Code that draws figures:
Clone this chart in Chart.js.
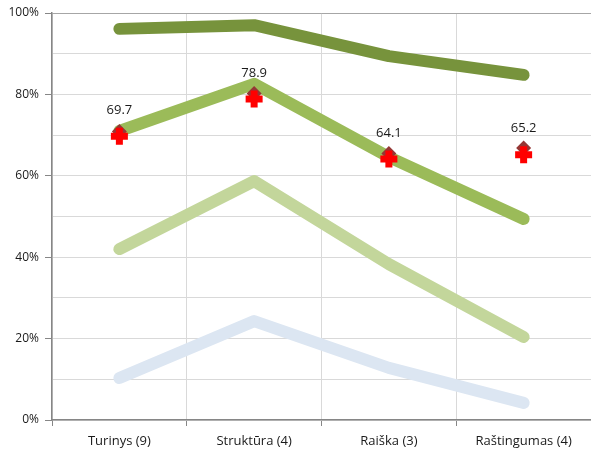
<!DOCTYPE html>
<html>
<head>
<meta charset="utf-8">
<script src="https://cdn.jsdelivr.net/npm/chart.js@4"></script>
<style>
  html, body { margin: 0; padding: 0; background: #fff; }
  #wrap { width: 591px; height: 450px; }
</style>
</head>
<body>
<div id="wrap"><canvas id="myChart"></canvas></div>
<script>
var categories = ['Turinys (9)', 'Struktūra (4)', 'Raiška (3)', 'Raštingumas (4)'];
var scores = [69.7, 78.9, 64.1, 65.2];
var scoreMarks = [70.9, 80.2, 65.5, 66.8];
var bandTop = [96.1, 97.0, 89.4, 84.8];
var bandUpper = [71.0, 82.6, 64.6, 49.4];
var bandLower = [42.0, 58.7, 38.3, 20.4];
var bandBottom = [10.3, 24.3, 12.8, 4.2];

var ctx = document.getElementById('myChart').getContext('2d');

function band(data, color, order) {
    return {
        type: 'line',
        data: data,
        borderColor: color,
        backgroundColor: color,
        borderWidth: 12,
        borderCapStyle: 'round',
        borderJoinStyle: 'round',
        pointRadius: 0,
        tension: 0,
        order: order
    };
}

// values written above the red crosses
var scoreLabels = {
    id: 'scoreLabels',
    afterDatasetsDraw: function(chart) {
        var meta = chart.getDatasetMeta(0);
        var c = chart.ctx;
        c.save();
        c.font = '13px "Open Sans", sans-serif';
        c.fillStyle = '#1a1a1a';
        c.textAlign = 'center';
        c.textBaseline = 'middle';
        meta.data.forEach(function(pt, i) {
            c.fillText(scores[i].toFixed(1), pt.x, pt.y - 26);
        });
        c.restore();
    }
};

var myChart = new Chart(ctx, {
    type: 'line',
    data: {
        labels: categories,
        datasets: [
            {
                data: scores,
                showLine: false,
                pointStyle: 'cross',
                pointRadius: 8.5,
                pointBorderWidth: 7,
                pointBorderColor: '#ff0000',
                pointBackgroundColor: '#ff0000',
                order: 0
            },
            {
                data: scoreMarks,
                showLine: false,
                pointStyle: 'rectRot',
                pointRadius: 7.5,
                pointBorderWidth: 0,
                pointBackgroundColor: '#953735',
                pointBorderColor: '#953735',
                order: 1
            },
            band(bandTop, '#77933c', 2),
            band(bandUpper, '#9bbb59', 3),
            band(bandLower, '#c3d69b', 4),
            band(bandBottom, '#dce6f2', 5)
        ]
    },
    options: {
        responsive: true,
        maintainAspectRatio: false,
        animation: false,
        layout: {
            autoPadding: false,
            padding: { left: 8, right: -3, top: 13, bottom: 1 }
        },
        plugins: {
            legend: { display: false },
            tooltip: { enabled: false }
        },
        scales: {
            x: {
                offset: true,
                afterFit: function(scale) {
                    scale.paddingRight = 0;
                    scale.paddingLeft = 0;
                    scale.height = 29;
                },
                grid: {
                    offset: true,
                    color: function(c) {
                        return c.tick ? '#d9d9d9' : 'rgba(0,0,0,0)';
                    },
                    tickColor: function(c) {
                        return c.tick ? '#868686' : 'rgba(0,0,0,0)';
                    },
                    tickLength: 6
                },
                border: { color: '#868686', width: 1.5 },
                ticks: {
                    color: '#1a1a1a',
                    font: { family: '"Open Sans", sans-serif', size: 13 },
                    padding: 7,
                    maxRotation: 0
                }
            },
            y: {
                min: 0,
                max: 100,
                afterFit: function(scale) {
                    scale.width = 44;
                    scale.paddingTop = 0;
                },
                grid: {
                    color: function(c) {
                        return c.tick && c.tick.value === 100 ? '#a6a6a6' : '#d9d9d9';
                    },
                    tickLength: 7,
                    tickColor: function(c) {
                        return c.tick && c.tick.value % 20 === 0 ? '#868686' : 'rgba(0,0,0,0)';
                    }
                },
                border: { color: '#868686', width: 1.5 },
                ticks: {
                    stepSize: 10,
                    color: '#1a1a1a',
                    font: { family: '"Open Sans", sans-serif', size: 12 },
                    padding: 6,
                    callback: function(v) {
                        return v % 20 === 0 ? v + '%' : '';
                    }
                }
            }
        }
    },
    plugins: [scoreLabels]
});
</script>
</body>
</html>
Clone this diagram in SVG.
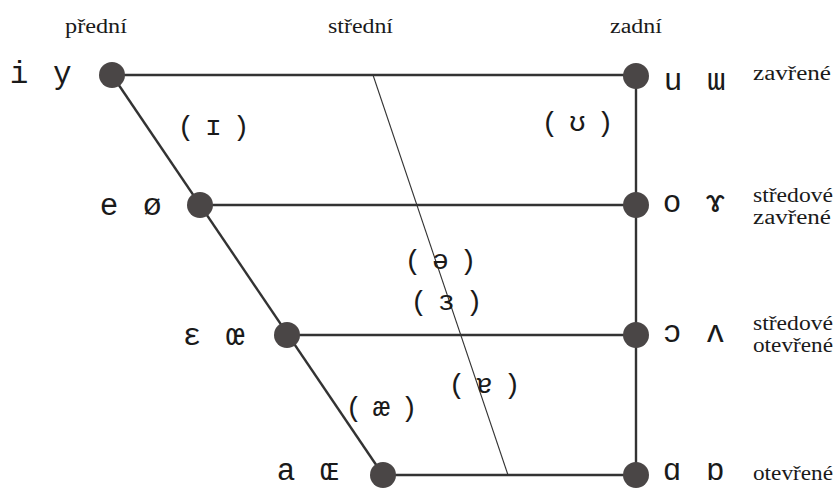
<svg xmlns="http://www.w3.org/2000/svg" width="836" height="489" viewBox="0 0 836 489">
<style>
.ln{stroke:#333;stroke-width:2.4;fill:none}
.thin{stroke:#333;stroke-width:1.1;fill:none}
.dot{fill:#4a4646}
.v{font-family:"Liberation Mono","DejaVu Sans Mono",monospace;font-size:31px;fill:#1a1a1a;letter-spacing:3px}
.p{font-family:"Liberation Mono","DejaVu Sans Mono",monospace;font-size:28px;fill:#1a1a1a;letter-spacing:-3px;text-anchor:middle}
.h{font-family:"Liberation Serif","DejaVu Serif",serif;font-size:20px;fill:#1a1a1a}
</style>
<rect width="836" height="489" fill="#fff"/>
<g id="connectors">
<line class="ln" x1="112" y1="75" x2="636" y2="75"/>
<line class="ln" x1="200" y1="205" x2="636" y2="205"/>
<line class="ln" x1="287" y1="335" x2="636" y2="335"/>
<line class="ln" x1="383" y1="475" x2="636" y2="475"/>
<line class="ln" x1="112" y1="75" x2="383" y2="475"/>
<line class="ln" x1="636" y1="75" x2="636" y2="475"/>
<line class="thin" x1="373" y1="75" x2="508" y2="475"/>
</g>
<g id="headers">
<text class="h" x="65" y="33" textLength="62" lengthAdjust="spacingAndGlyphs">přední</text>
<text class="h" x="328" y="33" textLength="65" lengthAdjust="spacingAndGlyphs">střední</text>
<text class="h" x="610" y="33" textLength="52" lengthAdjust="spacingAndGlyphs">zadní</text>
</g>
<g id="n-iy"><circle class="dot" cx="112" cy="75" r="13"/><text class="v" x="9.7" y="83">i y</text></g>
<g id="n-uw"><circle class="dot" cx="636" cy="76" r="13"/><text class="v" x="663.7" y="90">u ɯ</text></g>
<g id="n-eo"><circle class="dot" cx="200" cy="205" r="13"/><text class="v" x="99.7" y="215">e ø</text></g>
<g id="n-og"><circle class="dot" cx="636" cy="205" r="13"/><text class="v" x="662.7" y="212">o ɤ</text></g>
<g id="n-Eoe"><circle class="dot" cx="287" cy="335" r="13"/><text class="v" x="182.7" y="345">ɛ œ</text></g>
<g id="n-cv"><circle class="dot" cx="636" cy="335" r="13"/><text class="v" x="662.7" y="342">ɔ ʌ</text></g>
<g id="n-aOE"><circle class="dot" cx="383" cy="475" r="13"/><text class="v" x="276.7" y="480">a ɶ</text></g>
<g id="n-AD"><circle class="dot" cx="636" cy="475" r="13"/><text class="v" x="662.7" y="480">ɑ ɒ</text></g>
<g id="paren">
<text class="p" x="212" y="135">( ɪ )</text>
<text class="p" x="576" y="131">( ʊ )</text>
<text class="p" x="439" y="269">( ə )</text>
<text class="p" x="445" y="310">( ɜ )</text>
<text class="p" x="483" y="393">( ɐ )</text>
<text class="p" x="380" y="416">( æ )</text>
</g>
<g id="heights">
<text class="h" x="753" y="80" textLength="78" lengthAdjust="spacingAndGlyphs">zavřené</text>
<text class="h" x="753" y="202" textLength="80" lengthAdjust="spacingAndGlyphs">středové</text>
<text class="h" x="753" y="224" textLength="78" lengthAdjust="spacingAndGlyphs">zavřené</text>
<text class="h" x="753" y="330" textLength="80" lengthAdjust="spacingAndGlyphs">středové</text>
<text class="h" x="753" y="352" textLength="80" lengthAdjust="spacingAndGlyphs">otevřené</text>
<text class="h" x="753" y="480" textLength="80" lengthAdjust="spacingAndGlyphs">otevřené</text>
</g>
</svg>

● Given task
Pictures in the records should not appear in your copy, but everything else must be transcribed exactly.

● Complete response
Clone this chart in Chart.js.
<!DOCTYPE html>
<html>
<head>
<meta charset="utf-8">
<script src="https://cdn.jsdelivr.net/npm/chart.js@4"></script>
<style>
  html, body { margin: 0; padding: 0; background: #fff; }
  #wrap { width: 591px; height: 450px; }
</style>
</head>
<body>
<div id="wrap"><canvas id="myChart"></canvas></div>
<script>
var categories = ['Turinys (9)', 'Struktūra (4)', 'Raiška (3)', 'Raštingumas (4)'];
var scores = [69.7, 78.9, 64.1, 65.2];
var scoreMarks = [70.9, 80.2, 65.5, 66.8];
var bandTop = [96.1, 97.0, 89.4, 84.8];
var bandUpper = [71.0, 82.6, 64.6, 49.4];
var bandLower = [42.0, 58.7, 38.3, 20.4];
var bandBottom = [10.3, 24.3, 12.8, 4.2];

var ctx = document.getElementById('myChart').getContext('2d');

function band(data, color, order) {
    return {
        type: 'line',
        data: data,
        borderColor: color,
        backgroundColor: color,
        borderWidth: 12,
        borderCapStyle: 'round',
        borderJoinStyle: 'round',
        pointRadius: 0,
        tension: 0,
        order: order
    };
}

// values written above the red crosses
var scoreLabels = {
    id: 'scoreLabels',
    afterDatasetsDraw: function(chart) {
        var meta = chart.getDatasetMeta(0);
        var c = chart.ctx;
        c.save();
        c.font = '13px "Open Sans", sans-serif';
        c.fillStyle = '#1a1a1a';
        c.textAlign = 'center';
        c.textBaseline = 'middle';
        meta.data.forEach(function(pt, i) {
            c.fillText(scores[i].toFixed(1), pt.x, pt.y - 26);
        });
        c.restore();
    }
};

var myChart = new Chart(ctx, {
    type: 'line',
    data: {
        labels: categories,
        datasets: [
            {
                data: scores,
                showLine: false,
                pointStyle: 'cross',
                pointRadius: 8.5,
                pointBorderWidth: 7,
                pointBorderColor: '#ff0000',
                pointBackgroundColor: '#ff0000',
                order: 0
            },
            {
                data: scoreMarks,
                showLine: false,
                pointStyle: 'rectRot',
                pointRadius: 7.5,
                pointBorderWidth: 0,
                pointBackgroundColor: '#953735',
                pointBorderColor: '#953735',
                order: 1
            },
            band(bandTop, '#77933c', 2),
            band(bandUpper, '#9bbb59', 3),
            band(bandLower, '#c3d69b', 4),
            band(bandBottom, '#dce6f2', 5)
        ]
    },
    options: {
        responsive: true,
        maintainAspectRatio: false,
        animation: false,
        layout: {
            autoPadding: false,
            padding: { left: 8, right: -3, top: 13, bottom: 1 }
        },
        plugins: {
            legend: { display: false },
            tooltip: { enabled: false }
        },
        scales: {
            x: {
                offset: true,
                afterFit: function(scale) {
                    scale.paddingRight = 0;
                    scale.paddingLeft = 0;
                    scale.height = 29;
                },
                grid: {
                    offset: true,
                    color: function(c) {
                        return c.tick ? '#d9d9d9' : 'rgba(0,0,0,0)';
                    },
                    tickColor: function(c) {
                        return c.tick ? '#868686' : 'rgba(0,0,0,0)';
                    },
                    tickLength: 6
                },
                border: { color: '#868686', width: 1.5 },
                ticks: {
                    color: '#1a1a1a',
                    font: { family: '"Open Sans", sans-serif', size: 13 },
                    padding: 7,
                    maxRotation: 0
                }
            },
            y: {
                min: 0,
                max: 100,
                afterFit: function(scale) {
                    scale.width = 44;
                    scale.paddingTop = 0;
                },
                grid: {
                    color: function(c) {
                        return c.tick && c.tick.value === 100 ? '#a6a6a6' : '#d9d9d9';
                    },
                    tickLength: 7,
                    tickColor: function(c) {
                        return c.tick && c.tick.value % 20 === 0 ? '#868686' : 'rgba(0,0,0,0)';
                    }
                },
                border: { color: '#868686', width: 1.5 },
                ticks: {
                    stepSize: 10,
                    color: '#1a1a1a',
                    font: { family: '"Open Sans", sans-serif', size: 12 },
                    padding: 6,
                    callback: function(v) {
                        return v % 20 === 0 ? v + '%' : '';
                    }
                }
            }
        }
    },
    plugins: [scoreLabels]
});
</script>
</body>
</html>
Clone this diagram in SVG.
<svg xmlns="http://www.w3.org/2000/svg" width="836" height="489" viewBox="0 0 836 489">
<style>
.ln{stroke:#333;stroke-width:2.4;fill:none}
.thin{stroke:#333;stroke-width:1.1;fill:none}
.dot{fill:#4a4646}
.v{font-family:"Liberation Mono","DejaVu Sans Mono",monospace;font-size:31px;fill:#1a1a1a;letter-spacing:3px}
.p{font-family:"Liberation Mono","DejaVu Sans Mono",monospace;font-size:28px;fill:#1a1a1a;letter-spacing:-3px;text-anchor:middle}
.h{font-family:"Liberation Serif","DejaVu Serif",serif;font-size:20px;fill:#1a1a1a}
</style>
<rect width="836" height="489" fill="#fff"/>
<g id="connectors">
<line class="ln" x1="112" y1="75" x2="636" y2="75"/>
<line class="ln" x1="200" y1="205" x2="636" y2="205"/>
<line class="ln" x1="287" y1="335" x2="636" y2="335"/>
<line class="ln" x1="383" y1="475" x2="636" y2="475"/>
<line class="ln" x1="112" y1="75" x2="383" y2="475"/>
<line class="ln" x1="636" y1="75" x2="636" y2="475"/>
<line class="thin" x1="373" y1="75" x2="508" y2="475"/>
</g>
<g id="headers">
<text class="h" x="65" y="33" textLength="62" lengthAdjust="spacingAndGlyphs">přední</text>
<text class="h" x="328" y="33" textLength="65" lengthAdjust="spacingAndGlyphs">střední</text>
<text class="h" x="610" y="33" textLength="52" lengthAdjust="spacingAndGlyphs">zadní</text>
</g>
<g id="n-iy"><circle class="dot" cx="112" cy="75" r="13"/><text class="v" x="9.7" y="83">i y</text></g>
<g id="n-uw"><circle class="dot" cx="636" cy="76" r="13"/><text class="v" x="663.7" y="90">u ɯ</text></g>
<g id="n-eo"><circle class="dot" cx="200" cy="205" r="13"/><text class="v" x="99.7" y="215">e ø</text></g>
<g id="n-og"><circle class="dot" cx="636" cy="205" r="13"/><text class="v" x="662.7" y="212">o ɤ</text></g>
<g id="n-Eoe"><circle class="dot" cx="287" cy="335" r="13"/><text class="v" x="182.7" y="345">ɛ œ</text></g>
<g id="n-cv"><circle class="dot" cx="636" cy="335" r="13"/><text class="v" x="662.7" y="342">ɔ ʌ</text></g>
<g id="n-aOE"><circle class="dot" cx="383" cy="475" r="13"/><text class="v" x="276.7" y="480">a ɶ</text></g>
<g id="n-AD"><circle class="dot" cx="636" cy="475" r="13"/><text class="v" x="662.7" y="480">ɑ ɒ</text></g>
<g id="paren">
<text class="p" x="212" y="135">( ɪ )</text>
<text class="p" x="576" y="131">( ʊ )</text>
<text class="p" x="439" y="269">( ə )</text>
<text class="p" x="445" y="310">( ɜ )</text>
<text class="p" x="483" y="393">( ɐ )</text>
<text class="p" x="380" y="416">( æ )</text>
</g>
<g id="heights">
<text class="h" x="753" y="80" textLength="78" lengthAdjust="spacingAndGlyphs">zavřené</text>
<text class="h" x="753" y="202" textLength="80" lengthAdjust="spacingAndGlyphs">středové</text>
<text class="h" x="753" y="224" textLength="78" lengthAdjust="spacingAndGlyphs">zavřené</text>
<text class="h" x="753" y="330" textLength="80" lengthAdjust="spacingAndGlyphs">středové</text>
<text class="h" x="753" y="352" textLength="80" lengthAdjust="spacingAndGlyphs">otevřené</text>
<text class="h" x="753" y="480" textLength="80" lengthAdjust="spacingAndGlyphs">otevřené</text>
</g>
</svg>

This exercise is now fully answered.